15% des personnes âgées de plus de 80 ans sont atteintes de cette maladie dégénérative. Le couple est aussi fortement affecté par cette “saloperie”, comme la décrit Marie-Anne, tranchant encore avec le ton qu’on imagine habituellement chez les grand-mères. “C’est la pire des maladies : la personne reste, pas vos souvenirs.”
« Au paradis, me reconnaîtra-t-il ? »
« Toute maladie est une épreuve pour le couple, qui aura des conséquences et des dommages. Une femme sur deux est quittée après un cancer du sein, par exemple”, rappelle Fanny Gilles, psychologue et thérapeute de couple. Inutile donc de rentrer dans le classement de la pire maladie même s’il est vrai “qu’Alzheimer est particulièrement redoutée à mesure qu’une relation vieillit. Il constitue une blessure narcissique aussi pour la personne qui reste. Elle a été oubliée, ce qui est vécu comme une trahison.”
On s’est toujours dit que lorsque l’un de nous mourrait, il attendrait l’autre de l’autre côté. Mais la maladie a changé cette certitude.
Marie-Anne s’avoue totalement perdue et dépassée par la maladie. Quand comme elle, on a soufflé ses 75 ans, on s’est préparé à la mort, mais pas vraiment à ça : “On s’est toujours dit que lorsque l’un de nous mourrait, il attendrait l’autre de l’autre côté, que ce ne serait qu’une pause dans notre histoire, et que tout se poursuivrait ensuite. Mais la maladie a changé cette certitude. Au paradis, me reconnaîtra-t-il ?”.
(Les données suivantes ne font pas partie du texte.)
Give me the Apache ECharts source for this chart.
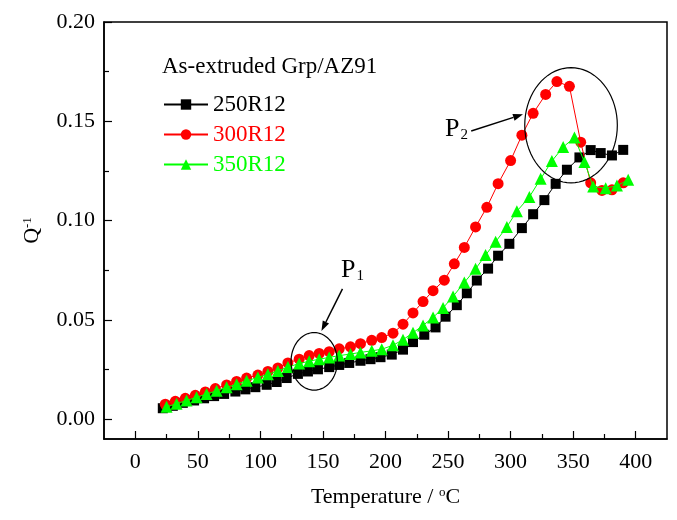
<!DOCTYPE html>
<html>
<head>
<meta charset="utf-8">
<script src="https://cdn.jsdelivr.net/npm/echarts@6/dist/echarts.min.js"></script>
<style>
html,body{margin:0;padding:0;background:#fff;}
#chart{width:677px;height:520px;}
</style>
</head>
<body>
<div id="chart"></div>
<script>
// ---- data (Temperature / °C, Q^-1) ----
const t250 = [22,30,38,47,55,63,71,80,88,96,105,113,121,130,138,146,155,163,171,180,188,196,205,214,222,231,240,248,257,265,273,282,290,299,309,318,327,336,345,355,364,372,381,390];
const q250 = [0.0055,0.0067,0.0082,0.0094,0.0105,0.0116,0.0127,0.0139,0.0150,0.0161,0.0173,0.0187,0.0207,0.0228,0.0240,0.0251,0.0262,0.0273,0.0283,0.0294,0.0302,0.0312,0.0325,0.0350,0.0388,0.0425,0.0462,0.0516,0.0574,0.0634,0.0698,0.0758,0.0823,0.0883,0.0962,0.1032,0.1103,0.1185,0.1256,0.1318,0.1355,0.1340,0.1328,0.1356];

const t300 = [24,32,40,48,56,64,73,81,89,98,106,114,122,131,139,147,155,163,172,180,189,197,206,214,222,230,238,247,255,263,272,281,290,300,309,318,328,337,347,356,364,373,381,390];
const q300 = [0.0075,0.0090,0.0105,0.0120,0.0137,0.0154,0.0172,0.0190,0.0207,0.0222,0.0240,0.0258,0.0283,0.0302,0.0320,0.0331,0.0340,0.0354,0.0364,0.0380,0.0397,0.0411,0.0433,0.0478,0.0535,0.0592,0.0647,0.0700,0.0782,0.0865,0.0968,0.1067,0.1186,0.1302,0.1430,0.1540,0.1635,0.1700,0.1676,0.1395,0.1190,0.1152,0.1155,0.1190];

const t350 = [25,33,41,49,57,65,73,81,89,98,106,114,122,131,139,147,155,163,172,180,189,197,206,214,222,230,238,246,254,263,272,280,288,297,305,315,324,333,342,351,359,366,376,385,394];
const q350 = [0.0062,0.0078,0.0094,0.0110,0.0127,0.0143,0.0160,0.0176,0.0193,0.0210,0.0226,0.0243,0.0262,0.0280,0.0292,0.0302,0.0311,0.0320,0.0328,0.0336,0.0344,0.0352,0.0372,0.0400,0.0435,0.0472,0.0512,0.0560,0.0618,0.0688,0.0757,0.0826,0.0893,0.0968,0.1047,0.1119,0.1210,0.1300,0.1370,0.1418,0.1295,0.1172,0.1163,0.1176,0.1205];

const seriesNames = ['250R12','300R12','350R12'];
const xTickLabels = [0,50,100,150,200,250,300,350,400];
const xMinorTicks = [25,75,125,175,225,275,325,375];
const yTickLabels = [0,0.05,0.10,0.15,0.20];
const yMinorTicks = [0.025,0.075,0.125,0.175];

// annotation anchors in data coordinates
const annoEllipses = [
  {cx:143, cy:0.0291, rx:18.5, ry:0.0145},
  {cx:348.3, cy:0.148, rx:37, ry:0.029}
];
const annoArrows = [
  {from:[165.6,0.0656], to:[148.8,0.0444]},
  {from:[268.5,0.1451], to:[309.9,0.1535]}
];
const annoLabels = [
  {pos:[164.5,0.0685], sub:'1'},
  {pos:[247.5,0.1394], sub:'2'}
];

const FONT = "'Liberation Serif','Times New Roman',serif";
const chart = echarts.init(document.getElementById('chart'), null, {renderer:'canvas'});

function pairs(xs, ys){ return xs.map((x,i)=>[x,ys[i]]); }

const colors = ['#000000','#ff0000','#00ff00'];
const symbols = ['rect','circle','triangle'];
const symSizes = [10,11,12];
const datas = [pairs(t250,q250), pairs(t300,q300), pairs(t350,q350)];

const axisLineStyle = {color:'#000', width:1.5};

const option = {
  animation:false,
  backgroundColor:'#fff',
  title:{
    text:'As-extruded Grp/AZ91',
    left:157, top:50,
    textStyle:{fontFamily:FONT, fontSize:23, fontWeight:'normal', color:'#000'}
  },
  legend:{
    orient:'vertical',
    left:158, top:88,
    itemWidth:44, itemHeight:13, itemGap:7,
    textStyle:{fontFamily:FONT, fontSize:23},
    data: seriesNames.map((n,i)=>({name:n, textStyle:{color:colors[i]}}))
  },
  grid:{left:104, right:10, top:22, bottom:81, show:true, borderColor:'#000', borderWidth:1.5, backgroundColor:'transparent'},
  xAxis:[
    {
      type:'value', min:-25, max:425,
      name:'Temperature / {sup|o}C',
      nameLocation:'middle', nameGap:47,
      nameTextStyle:{fontFamily:FONT, fontSize:22, color:'#000',
        rich:{sup:{fontFamily:FONT, fontSize:13, verticalAlign:'top', padding:[0,0,10,0], color:'#000'}}},
      axisLine:{show:true, onZero:false, lineStyle:axisLineStyle},
      axisTick:{show:true, inside:true, length:8, customValues:xTickLabels, lineStyle:{color:'#000', width:1.2}},
      axisLabel:{show:true, customValues:xTickLabels, margin:12, fontFamily:FONT, fontSize:22, color:'#000'},
      splitLine:{show:false}
    },
    {
      type:'value', min:-25, max:425, position:'bottom',
      axisLine:{show:false, onZero:false},
      axisTick:{show:true, inside:true, length:5, customValues:xMinorTicks, lineStyle:{color:'#000', width:1.2}},
      axisLabel:{show:false},
      splitLine:{show:false}
    }
  ],
  yAxis:[
    {
      type:'value', min:-0.01, max:0.2,
      name:'Q{sup|-1}',
      nameLocation:'middle', nameGap:60, nameRotate:90,
      nameTextStyle:{fontFamily:FONT, fontSize:22, color:'#000',
        rich:{sup:{fontFamily:FONT, fontSize:13, verticalAlign:'top', padding:[0,0,10,0], color:'#000'}}},
      axisLine:{show:true, onZero:false, lineStyle:axisLineStyle},
      axisTick:{show:true, inside:true, length:8, customValues:yTickLabels, lineStyle:{color:'#000', width:1.2}},
      axisLabel:{show:true, customValues:yTickLabels, margin:9, fontFamily:FONT, fontSize:22, color:'#000',
        formatter:(v)=>Number(v).toFixed(2)},
      splitLine:{show:false}
    },
    {
      type:'value', min:-0.01, max:0.2, position:'left',
      axisLine:{show:false, onZero:false},
      axisTick:{show:true, inside:true, length:5, customValues:yMinorTicks, lineStyle:{color:'#000', width:1.2}},
      axisLabel:{show:false},
      splitLine:{show:false}
    }
  ],
  series: seriesNames.map((n,i)=>({
    name:n, type:'line', xAxisIndex:0, yAxisIndex:0,
    data:datas[i],
    symbol:symbols[i], symbolSize:symSizes[i],
    showAllSymbol:true,
    z:2+i,
    lineStyle:{color:colors[i], width:1},
    itemStyle:{color:colors[i]}
  }))
};
chart.setOption(option);

// annotations positioned from data coordinates
function px(p){ return chart.convertToPixel({xAxisIndex:0, yAxisIndex:0}, p); }
const elements = [];
annoEllipses.forEach(e=>{
  const c = px([e.cx, e.cy]);
  const r1 = px([e.cx + e.rx, e.cy]);
  const r2 = px([e.cx, e.cy + e.ry]);
  const rxp = Math.abs(r1[0]-c[0]), ryp = Math.abs(r2[1]-c[1]);
  const pts = [];
  for(let k=0;k<=72;k++){ const a = k/72*Math.PI*2; pts.push([c[0]+rxp*Math.cos(a), c[1]+ryp*Math.sin(a)]); }
  elements.push({type:'polyline', shape:{points:pts}, style:{stroke:'#000', lineWidth:1.2, fill:null}, z:10});
});
annoArrows.forEach(a=>{
  const p0 = px(a.from), p1 = px(a.to);
  const ang = Math.atan2(p1[1]-p0[1], p1[0]-p0[0]);
  const L = 10, W = 3.5;
  const bx = p1[0]-L*Math.cos(ang), by = p1[1]-L*Math.sin(ang);
  elements.push({type:'line', shape:{x1:p0[0], y1:p0[1], x2:bx, y2:by}, style:{stroke:'#000', lineWidth:1.5}, z:10});
  elements.push({type:'polygon', shape:{points:[
    [p1[0],p1[1]],
    [bx + W*Math.sin(ang), by - W*Math.cos(ang)],
    [bx - W*Math.sin(ang), by + W*Math.cos(ang)]
  ]}, style:{fill:'#000'}, z:10});
});
annoLabels.forEach(l=>{
  const p = px(l.pos);
  elements.push({type:'text', x:p[0], y:p[1], z:10, style:{
    text:'P{s|'+l.sub+'}', fill:'#000', font:"26px "+FONT, verticalAlign:'bottom', align:'left',
    rich:{s:{font:"15px "+FONT, verticalAlign:'bottom', padding:[0,0,0,1], fill:'#000'}}
  }});
});
chart.setOption({graphic:{elements:elements}});
</script>
</body>
</html>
Fanny Gilles abonde : « Avec le temps, un couple repose sur son vécu et les souvenirs qu’il a accumulés. Leur effacement demeure une épreuve redoutable – et redoutée. Il y a cette idée très présente que le couple peut survivre au décès, mais pas à l’oubli. »
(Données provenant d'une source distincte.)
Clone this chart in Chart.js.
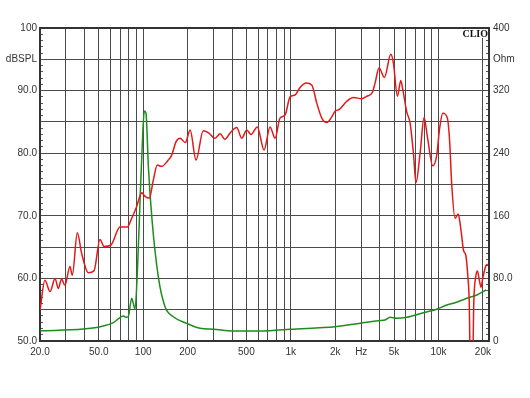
<!DOCTYPE html>
<html>
<head>
<meta charset="utf-8">
<title>SPL / impedance</title>
<script src="https://cdn.jsdelivr.net/npm/chart.js@4.4.1/dist/chart.umd.min.js"></script>
<style>
  html, body { margin: 0; padding: 0; background: #fff; }
  #wrap { width: 530px; height: 398px; }
</style>
</head>
<body>
<div id="wrap"><canvas id="myChart" width="530" height="398"></canvas></div>
<script>
// SPL curve (red), frequency in Hz and level in dB
var splFreq = [20, 21.6, 23.4, 25.3, 26.6, 28.0, 29.5, 31.9, 33.1, 35.8, 38.3, 42.5, 46.4, 51.0, 54.3, 60.3, 69.7, 78.0,
    83.6, 90.4, 97.8, 102.9, 110.1, 117.1, 124.6, 133.5, 147.9, 156.0, 166.8, 177.7, 193, 208, 228, 255, 276, 307, 332,
    358, 387, 430, 465, 503, 538, 593, 659, 723, 782, 845, 914, 988, 1069, 1156, 1269, 1386, 1499, 1621, 1751, 1893,
    1994, 2133, 2393, 2654, 3026, 3269, 3567, 3720, 3960, 4305, 4756, 4955, 5272, 5560, 5740, 6100, 6428, 6768, 7050,
    7510, 7995, 8420, 9150, 9740, 10150, 10700, 11490, 11900, 12300, 12960, 13600, 14010, 14390, 14770, 15320, 15820,
    16150, 16560, 16980, 17350, 17900, 18370, 18930, 19440, 19950, 20940, 21530];
var splDb = [54.9, 59.7, 57.9, 60.0, 58.4, 59.9, 58.9, 61.9, 60.5, 67.3, 64.0, 60.9, 61.2, 66.2, 65.1, 65.3, 68.2, 68.2,
    69.6, 71.5, 73.7, 73.1, 72.8, 75.7, 78.1, 77.9, 78.9, 79.7, 81.8, 82.4, 81.7, 83.7, 78.9, 83.6, 83.3, 82.4, 83.1,
    82.2, 83.2, 84.1, 82.4, 83.7, 83.0, 84.2, 80.5, 84.2, 82.4, 85.6, 86.1, 89.0, 89.3, 90.5, 91.2, 90.9, 88.0, 85.6,
    84.9, 85.8, 86.7, 87.0, 88.3, 88.9, 88.7, 89.1, 89.7, 91.2, 93.6, 92.1, 95.8, 94.4, 89.1, 91.6, 90.1, 86.6, 84.8,
    80.0, 75.3, 80.0, 85.7, 82.6, 78.0, 79.7, 83.7, 86.4, 85.6, 82.0, 75.0, 69.6, 70.3, 68.8, 66.7, 64.5, 63.7, 60.3,
    56.5, 42, 43, 56.0, 60.3, 61.2, 59.7, 58.6, 60.0, 62.0, 62.3];

// impedance curve (green), Ohm on the right axis
var impFreq = [20, 39.3, 51.0, 62.8, 73.4, 76.5, 79.3, 83.6, 88.0, 91.2, 94.2, 95.2, 99.3, 101.8, 104.5, 108.4, 114.8,
    126.6, 140.6, 160, 197, 243, 299, 408, 723, 988, 1994, 2946, 3920, 4350, 4700, 5220, 6100, 7910, 9740, 11390,
    12620, 15560, 18190, 21020];
var impOhm = [13.0, 15.3, 18.3, 23.4, 32.0, 30.3, 31.5, 54.6, 40.7, 86, 154.6, 180, 265, 294, 291, 223, 154.6,
    82, 43.8, 31, 22.6, 16.2, 15, 12.8, 13.2, 15, 18.3, 22.6, 26, 26.8, 30.3, 29, 30.3, 36.2, 40.5, 46,
    48.2, 54.6, 58.8, 65.2];

// axis grid and labels
var freqGrid = [20, 30, 40, 50, 60, 70, 80, 90, 100, 200, 300, 400, 500, 600, 700, 800, 900, 1000, 2000, 3000, 4000,
    5000, 6000, 7000, 8000, 9000, 10000, 20000];
var freqLabelValues = [20, 50, 100, 200, 500, 1000, 2000, 3000, 5000, 10000, 20000];
var freqLabelTexts = ['20.0', '50.0', '100', '200', '500', '1k', '2k', 'Hz', '5k', '10k', '20k'];
var dbLabelValues = [50, 60, 70, 80, 90, 95, 100];
var dbLabelTexts = ['50.0', '60.0', '70.0', '80.0', '90.0', 'dBSPL', '100'];
var ohmLabelValues = [0, 80, 160, 240, 320, 360, 400];
var ohmLabelTexts = ['0', '80.0', '160', '240', '320', 'Ohm', '400'];

function pickLabel(values, texts, v) {
    var i = values.indexOf(v);
    return i >= 0 ? texts[i] : '';
}

// minor tick marks: 1 dB on the left, 8 Ohm on the right
var dbTicks = [];
var ohmTicks = [];
for (var i = 0; i <= 50; i++) {
    dbTicks.push(50 + i);
    ohmTicks.push(i * 8);
}

var gridColor = '#4a4a4a';

// frame and the CLIO mark
var framePlugin = {
    id: 'frame',
    beforeDatasetsDraw: function(chart) {
        var a = chart.chartArea;
        var c = chart.ctx;
        c.save();
        c.strokeStyle = '#333';
        c.lineWidth = 2;
        c.strokeRect(a.left, a.top, a.right - a.left, a.bottom - a.top);
        c.restore();
    },
    afterDraw: function(chart) {
        var a = chart.chartArea;
        var c = chart.ctx;
        c.save();
        c.fillStyle = '#fff';
        c.fillRect(a.right - 25, a.top + 1, 24, 9);
        c.font = 'bold 10px "Liberation Serif", serif';
        c.fillStyle = '#111';
        c.textAlign = 'right';
        c.textBaseline = 'top';
        c.fillText('CLIO', a.right - 1, a.top + 1);
        c.restore();
    }
};

Chart.defaults.font.family = '"Liberation Sans", Arial, sans-serif';
Chart.defaults.font.size = 10;
Chart.defaults.color = '#333';

var ctx = document.getElementById('myChart').getContext('2d');
var myChart = new Chart(ctx, {
    type: 'line',
    data: {
        datasets: [{
            label: 'SPL',
            yAxisID: 'y',
            borderColor: '#e31919',
            borderWidth: 1.5,
            pointRadius: 0,
            cubicInterpolationMode: 'monotone',
            data: splFreq.map(function(f, i) { return {x: f, y: splDb[i]}; })
        }, {
            label: 'Impedance',
            yAxisID: 'y2',
            borderColor: '#1e8c1e',
            borderWidth: 1.5,
            pointRadius: 0,
            cubicInterpolationMode: 'monotone',
            data: impFreq.map(function(f, i) { return {x: f, y: impOhm[i]}; })
        }]
    },
    options: {
        responsive: false,
        animation: false,
        devicePixelRatio: 1,
        layout: { padding: { top: 28, left: 0, right: 0, bottom: 0 } },
        plugins: { legend: { display: false }, tooltip: { enabled: false } },
        scales: {
            x: {
                type: 'logarithmic',
                min: 20,
                max: 22000,
                afterBuildTicks: function(scale) {
                    scale.ticks = freqGrid.map(function(v) { return {value: v}; });
                },
                afterFit: function(scale) { scale.height = 57; },
                border: { display: false },
                grid: { color: gridColor, lineWidth: 1, drawTicks: false },
                ticks: {
                    autoSkip: false,
                    maxRotation: 0,
                    padding: 5,
                    callback: function(v) { return pickLabel(freqLabelValues, freqLabelTexts, v); }
                }
            },
            y: {
                position: 'left',
                min: 50,
                max: 100,
                afterBuildTicks: function(scale) {
                    scale.ticks = dbTicks.map(function(v) { return {value: v}; });
                },
                afterFit: function(scale) { scale.width = 40; },
                border: { display: false },
                grid: {
                    color: function(c) { return c.tick && c.tick.value % 5 === 0 ? gridColor : 'rgba(0,0,0,0)'; },
                    lineWidth: 1,
                    tickLength: -3,
                    tickColor: '#555'
                },
                ticks: {
                    autoSkip: false,
                    padding: 6,
                    callback: function(v) { return pickLabel(dbLabelValues, dbLabelTexts, v); }
                }
            },
            y2: {
                position: 'right',
                min: 0,
                max: 400,
                afterBuildTicks: function(scale) {
                    scale.ticks = ohmTicks.map(function(v) { return {value: v}; });
                },
                afterFit: function(scale) { scale.width = 41; },
                border: { display: false },
                grid: { drawOnChartArea: false, tickLength: -3, tickColor: '#555' },
                ticks: {
                    autoSkip: false,
                    padding: 7,
                    callback: function(v) { return pickLabel(ohmLabelValues, ohmLabelTexts, v); }
                }
            }
        }
    },
    plugins: [framePlugin]
});
</script>
</body>
</html>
Devenir le gardien de la mémoire commune
Face à cette peur du vide, la personne non malade devient alors le gardien de la mémoire commune.
Jacques* conte : « Quand ma femme eu Alzheimer, j’ai réuni toute la famille pour leur raconter ce qu’on était, notre rencontre, notre mariage, nos vacances, nos valeurs. Je voulais léguer ces souvenirs en héritage pour qu’ils survivent à sa maladie et à notre mort prochaine. C’est perdu dans sa tête, mais ça vit encore dans celles de nos proches. C’est déjà ça. »
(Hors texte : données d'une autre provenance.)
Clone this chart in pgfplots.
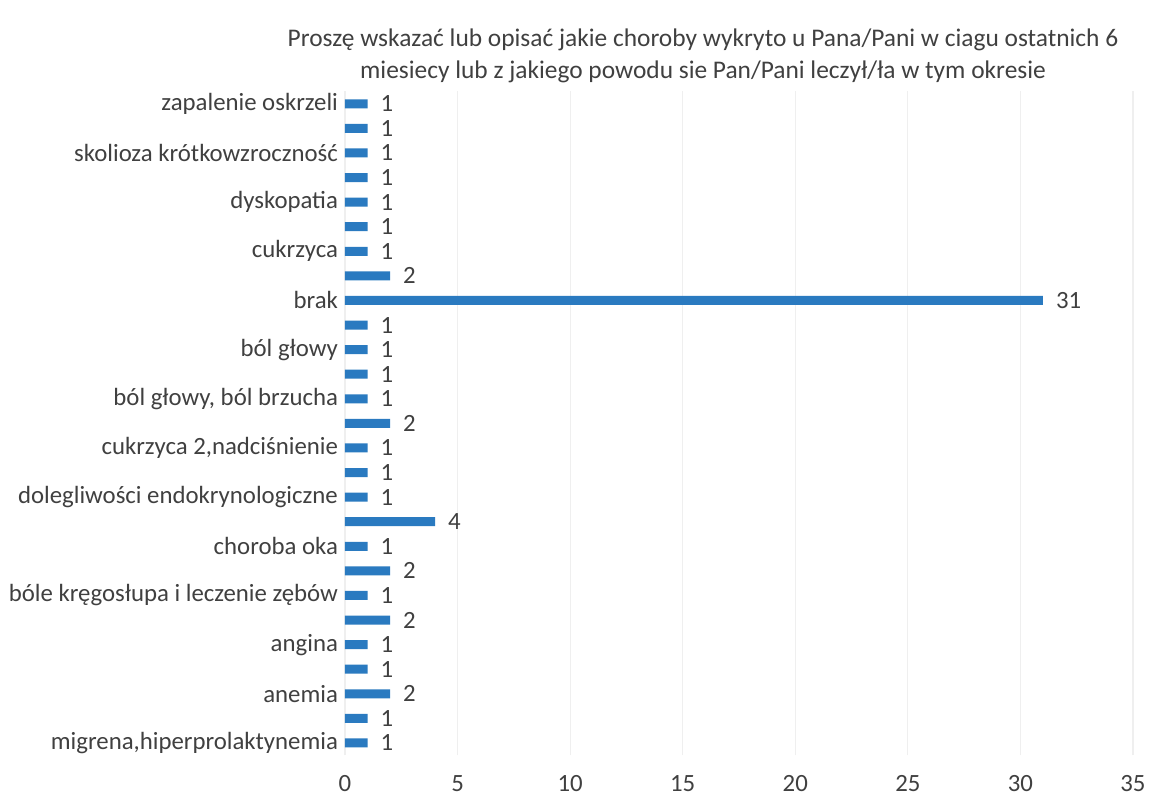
\documentclass[border=0pt]{standalone}
\usepackage{fontspec}
\setmainfont{Carlito}
\usepackage{pgfplots}
\pgfplotsset{compat=1.18}
\definecolor{barblue}{HTML}{2A7AC0}
\definecolor{txt}{HTML}{404040}
\definecolor{gridc}{HTML}{EFEFEF}
\begin{document}
\begin{tikzpicture}[x=0.5pt,y=0.5pt]
\useasboundingbox[fill=white] (0,0) rectangle (1153,801);
\node[text=txt, font=\fontsize{12.7}{16}\selectfont, align=center] at (703,745)
  {Proszę wskazać lub opisać jakie choroby wykryto u Pana/Pani w ciagu ostatnich 6\\miesiecy lub z jakiego powodu sie Pan/Pani leczył/ła w tym okresie};
\begin{axis}[
  at={(172.5pt,22.85pt)}, anchor=south west,
  scale only axis, width=394pt, height=331.9pt,
  xmin=0, xmax=35, ymin=-0.5, ymax=26.5,
  xbar, bar width=4.5pt,
  axis line style={draw=none},
  major tick length=0pt,
  xmajorgrids, grid style={gridc, line width=0.6pt},
  xtick={0,5,...,35},
  /pgf/number format/assume math mode=true,
  xticklabel style={font=\fontsize{12.4}{14}\selectfont, text=txt, yshift=-6.5pt},
  ytick={0,2,...,26},
  yticklabels={{migrena,hiperprolaktynemia},anemia,angina,{bóle kręgosłupa i leczenie zębów},{choroba oka},{dolegliwości endokrynologiczne},{cukrzyca 2,nadciśnienie},{ból głowy, ból brzucha},{ból głowy},brak,cukrzyca,dyskopatia,{skolioza krótkowzroczność},{zapalenie oskrzeli}},
  yticklabel style={font=\fontsize{12.4}{14}\selectfont, text=txt},
  nodes near coords,
  every node near coord/.append style={font=\fontsize{12.4}{14}\selectfont, text=txt, anchor=west, xshift=3pt},
]
\addplot[fill=barblue, draw=none] coordinates {
(1,0) (1,1) (2,2) (1,3) (1,4) (2,5) (1,6) (2,7) (1,8) (4,9)
(1,10) (1,11) (1,12) (2,13) (1,14) (1,15) (1,16) (1,17) (31,18) (2,19)
(1,20) (1,21) (1,22) (1,23) (1,24) (1,25) (1,26)
};
\end{axis}
\end{tikzpicture}
\end{document}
Clairement, nos meilleures années étaient déjà derrière nous. Nos souvenirs, c’est ce qu’il nous restait de plus beau.
Des vestiges chéris jusqu’à l’outrance : “Même avant la maladie, on n’avait plus vraiment de projets, une santé en berne, une maison usé et peu d’argent. Clairement, nos meilleures années étaient déjà derrière nous. Nos souvenirs, c’est ce qu’il nous restait de plus beau.”
Prendre conscience de la mortalité des choses, notamment du couple
Pierre et Camille ont passé 57 ans de vie commune, avec la bague au doigt. Il n’en reste plus aucune trace dans la mémoire de cette dernière. Des heures durant, Pierre “lui rappelle son âge, sa vie, ses passions, nos moments” sans qu’il n’y ait de miracles.
“La vraie vie, ce ne sont pas les films”, souffle-t-il. Pas de mots magiques qui débloquent la mémoire de son épouse, pas de jour où elle se remémore de tout, même pas un moment où elle prononce de tête son prénom ou un souvenir commun comme une belle scène cinématographique. Il faut se contenter de bien moins : “Dans de rares moments, je pense percevoir dans son regard l’éclat d’une compréhension ou d’un souvenir qui remonte. à ce moment-là, notre couple est vivant”.
Et qu’importe s’il n’aura jamais la certitude qu’elle a compris de ce qu’il évoquait. « C’est comme parler à Dieu. On ne peut pas savoir s’il écoute. C’est un acte de foi et d’amour. Et ce qui nous fait tenir.”
Comme Jacques, Pierre a partagé les souvenirs du couple à leurs enfants, “de peur que la maladie me touche moi aussi, et que je les oublie à mon tour”.
L’un des rares points commun d’Alzheimer avec les autres maladies : il fait avant tout prendre conscience de la mortalité des choses, notamment du couple. “Après avoir vécu soixante ans de mariage, on se pensait bêtement immortel. Mais rien n’est invincible”, reconnaît Jacques.
“Alors je voulais m’assurer que notre couple vive encore dans d’autres mémoires que les nôtres, qu’il nous survive finalement.”
Les souvenirs s’effritent comme du papier peint, mais ils peuvent aussi tapisser d’autres murs.